Sólo entonces se devela el misterio, a la sazón instigado por otro crío, Nicholas Harrington. Este niñato de 16 años quiso hacer un vídeo promocional con el piano para reforzar su solicitud de ingreso a la universidad. Ésa fue la culminación de la fiesta de Fin de Año, cuando toda la familia decidió acabar el jolgorio con los vecinos prendiéndole fuego al instrumento (jodorowskiano el experimento, con permiso de Fernando Arrabal; para más señas consulten ‘Fando y Lis’) y permitiendo que el pequeño Nicholas perpetrara una acción que, sin saberlo, acabó seduciendo a medio mundo.

Pero esta historia se queda en vana anécdota al lado del relato más grande jamás contado. Pasó hace un par de años en Sigüenza, salió en la prensa pero fue Quico Alsedo quien lo narró de forma sublime, inigualable. Larry Ochs aún debe estar flipando, por ver lo que vio después de medio siglo en la primera línea del jazz y con la jubilación a tiro de piedra. Por resumir: estaba Ochs en plena faena, dando el último concierto del V Festival de Jazz de Sigüenza, cuando un espectador, algo desequilibrado, intuyo, empezó a liarla parda: puso el grito en el cielo porque decía que lo que tocaba el saxofonista no era jazz, sino música contemporánea, género que el sensible individuo tiene contraindicado psicológicamente por prescripción facultativa. El tío se quejó desde la platea, ante el estupor de los músicos, dejó constancia en la hoja de reclamaciones y después puso una denuncia.

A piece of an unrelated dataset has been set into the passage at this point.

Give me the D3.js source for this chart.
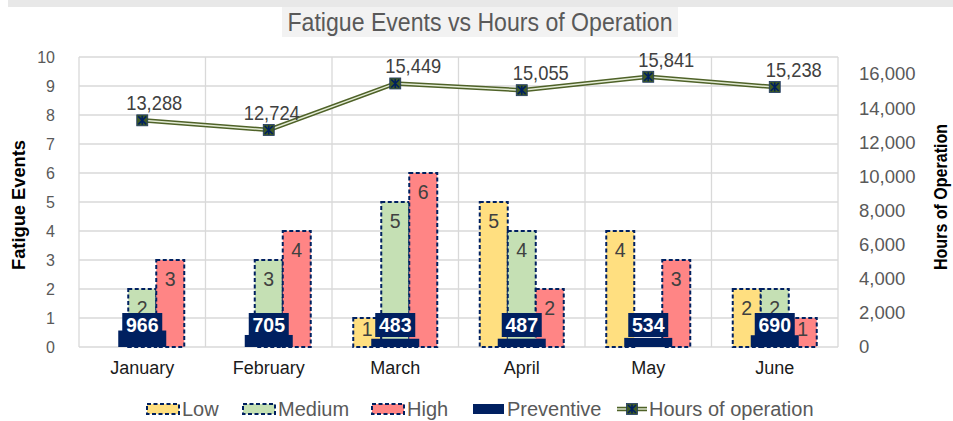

Larry Ochs, músico de jazz denunciado por no tocar jazz

La escena es de un surrealismo finísimo y a la vez terriblemente castizo: en el sainete, a falta de Leslie Nielsen, acaban mediando dos agentes de la Guardia Civil, que le dan la razón al denunciante, y el alcalde de Sigüenza, que andaba por allí, y confirman que, en efecto, el médico, como el que veta la sal o el tabaco, le ha prohibido a aquel buen hombre escuchar música contemporánea. Ochs pudo acabar de dar un show, al menos, jazzísticamente cuestionable, en el que fue el recital más esperpéntico de su carrera.

(En pleno uso de mis facultades mentales afirmo que no pasa una semana sin que piense en este tipo;  que daría algo de dinero por conocerle; y que mi pobrecita y humilde autorrealización como pringao periodista de provincias pasa por poder entrevistarle algún día, así que no descarto poner a trabajar ‘ipso facto’ como productores al ejército de millón de monos que tenemos en nuestro periférico hangar).

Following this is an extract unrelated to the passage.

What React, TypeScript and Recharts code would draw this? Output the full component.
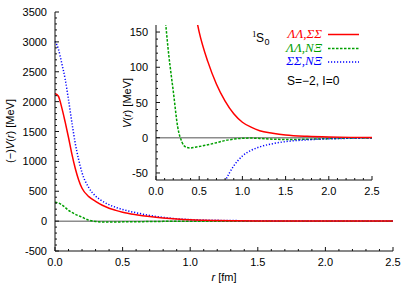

Hay más historias paramusicalmente rocambolescas que a uno le alegran el día. Aquí van dos más: una operación de la Guardia Civil llamada Abanico que acaba con el enchironamiento de un miembro de Locomía por distribución y venta de viagra y poppers (la droga que dilata el ano, ejem) y la detención de un tío que se hacía pasar por un Gipsy King (la de privilegios que tendría el truhán).

El lector siempre tiene la razón, así que juzgue usted mismo. ¿Es esto jazz o no lo es?

Para entendernos: hablo de infotaintment, de las noticias que alcanzan rápido el número 1 del ránking de lo más leído en las webs de El País y El Mundo; hablo de la línea editorial de 20 Minutos, hablo de los recortes de prensa de El Jueves; hablo del Caso, del hombre que vivió 20 años con un hacha en la cabeza, del oficinista que imprimió todo Internet; hablo de no distinguir el ABC de Público, La Razón de la leyenda urbana, la ficción de la realidad, la verdad del Mundo Today.

Cuando suena un teléfono en una redacción, al otro lado siempre aguarda trabajo extra: a veces una reclamación, una petición, una reprimenda, algún insulto, una querellita; generalmente, un marrón. Uno solo espera que el hilo del azar, de tanto en tanto, le regale a uno alguna de esas historias mínimas.